Mylan challenges Teva to submit a formal offer of acquisition
Courey said, “We met on April 24, and almost six weeks have passed since Teva’s public and unsolicited, non-binding expression of interest on April 21, yet there still is no clarity on whether or not Teva will make an actual offer to acquire Mylan and, if so, the timing, terms or conditions thereof.
“Instead, Teva has engaged in a pattern of making noncommittal, unclear, inaccurate and non-specific statements to shareholders, analysts and the press regarding its intentions/plans with respect to Mylan, and continues to tell the same constituencies that there is a clear pathway for Teva to close a transaction with Mylan in a short timeframe and thereafter obtain control in a relatively short period.

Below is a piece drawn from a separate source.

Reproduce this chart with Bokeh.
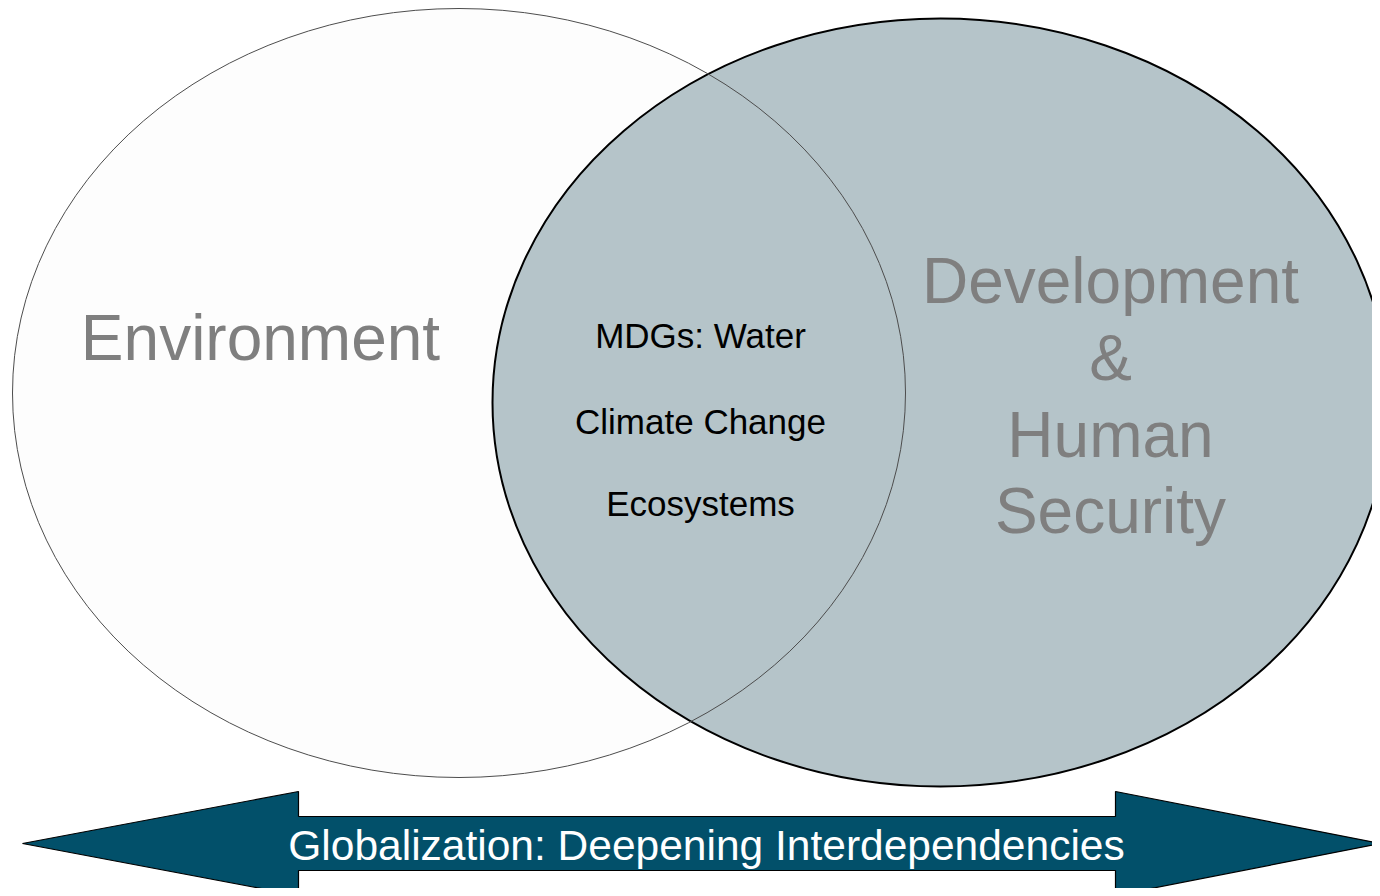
from bokeh.plotting import figure
from bokeh.models import Range1d
from bokeh.embed import file_html
from bokeh.resources import INLINE
from bokeh.core.properties import value

# ---- content ----
left_label = ["Environment"]
right_label = ["Development", "&", "Human", "Security"]
overlap_items = ["MDGs: Water", "Climate Change", "Ecosystems"]
arrow_label = "Globalization: Deepening Interdependencies"

# ---- layout (screen-like coordinates, y downward) ----
W, H = 1372, 888
p = figure(width=W, height=H, output_backend="svg", toolbar_location=None,
           x_range=Range1d(0, W), y_range=Range1d(H, 0),
           min_border=0, min_border_left=0, min_border_right=0,
           min_border_top=0, min_border_bottom=0)
p.axis.visible = False
p.grid.visible = False
p.outline_line_color = None
p.background_fill_color = "white"
p.border_fill_color = "white"

# left ellipse fill
p.ellipse(x=[458.5], y=[392.5], width=[893], height=[769],
          fill_color="#fdfdfd", line_color=None)
# right ellipse
p.ellipse(x=[940], y=[402], width=[896], height=[768],
          fill_color="#b5c4c9", line_color="#000000", line_width=2)
# left ellipse outline on top
p.ellipse(x=[458.5], y=[392.5], width=[893], height=[769],
          fill_color=None, line_color="#4d4d4d", line_width=1)

# arrow
cy = 843
xs = [22, 298, 298, 1115, 1115, 1380, 1115, 1115, 298, 298]
ys = [cy, cy - 52, cy - 27, cy - 27, cy - 52, cy, cy + 52, cy + 27, cy + 27, cy + 52]
p.patch(xs, ys, fill_color="#02506a", line_color="#000000", line_width=1.2)

font = value("Liberation Sans")

p.text(x=[260], y=[337], text=left_label, text_font=font, text_font_size="64px",
       text_color="#7f7f7f", text_align="center", text_baseline="middle")

p.text(x=[1110] * 4, y=[280, 357, 434, 510], text=right_label, text_font=font,
       text_font_size="64px", text_color="#7f7f7f", text_align="center",
       text_baseline="middle")

p.text(x=[700] * 3, y=[335, 421, 503], text=overlap_items, text_font=font,
       text_font_size="35px", text_color="#000000", text_align="center",
       text_baseline="middle")

p.text(x=[706], y=[845], text=[arrow_label], text_font=font, text_font_size="42.5px",
       text_color="#ffffff", text_align="center", text_baseline="middle")

open("out.html", "w").write(file_html(p, INLINE))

We both know that these statements are inaccurate and misleading.
“As we have previously announced, a Mylan shareholders’ meeting (EGM) will be held early in the third quarter to obtain shareholder approval for our transaction with Perrigo. You will appreciate that it is very important to the shareholders of Mylan that they are able to cast their votes in a fair, informed and undisturbed manner. We cannot allow our shareholders’ interests to be hijacked and we need to safeguard Mylan, its business, strategy and mission, and its stakeholders against Teva’s meddling in our affairs and improperly influencing the vote of Mylan shareholders by holding out an expression of interest, mischaracterizing its ability to execute on that interest, all while failing to commit to an actual offer and without providing meaningful and specific information on its strategic intentions and the consequences of a real offer were it to materialize.
“The uncertainty based on Teva’s expression of interest, which surrounds Mylan at present, not only significantly affects our business, mission and strategy but also adversely impacts our shareholders, employees, business partners, customers and the patients who rely on Mylan products and the communities in which Mylan is involved. The conduct of Teva has caused significant unrest and uncertainty within these groups and the continuation of Mylan’s longstanding strategy is threatened by Teva’s seemingly deliberate and uncertain expression of interest—which can be withdrawn by Teva at any moment—coupled with Teva’s pattern of saying different things to different people about what it might and might not do.
“In addition, it is important that—if Teva intends to make a formal offer—the Mylan shareholders and other stakeholders—and all other relevant parties involved—should have sufficient time to review and assess it and the timing of an offer (if any) should obviously not disrupt the fair, informed voting by our shareholders at the EGM.
“While these dealings alone cause us great concern, we also learned that Teva acquired shares in Mylan in excess of the $76.3 million threshold under the U.S. anti-trust rules. We believe Teva’s acquisition of Mylan shares violates the U.S. antitrust laws. Further, Teva has chosen to remain silent on its intentions with respect to using those shares. We consider Teva’s stakebuilding as a further indication of its intention to meddle with our business, strategy and mission while remaining unclear as to its actual intentions.
“In light of the above, Teva’s actions can only be considered to be a thinly veiled attempt to frustrate our board’s clearly articulated, consistent and successful strategic direction, including the vote at the EGM on our pending acquisition of Perrigo. It is time for Teva and its board to stop playing games with our company, its business, mission and strategy and its stakeholders.
“If Teva’s board wishes to pursue an actual formal committed binding offer (as we have done for Perrigo), then our board will assess such an offer carefully in line with its duties and in light of the considerations outlined in my April 27 letter to you. Short of that, Teva and its board must stop pursuing what amounts to nothing more than an illusory alternative for our shareholders to the Perrigo transaction (as there is no formal offer or clear path to completion for a Teva transaction) and figure out a solution to Teva’s profound strategic issues (including among them Teva’s impending Copaxone cliff) that does not involve Mylan,” said Courey.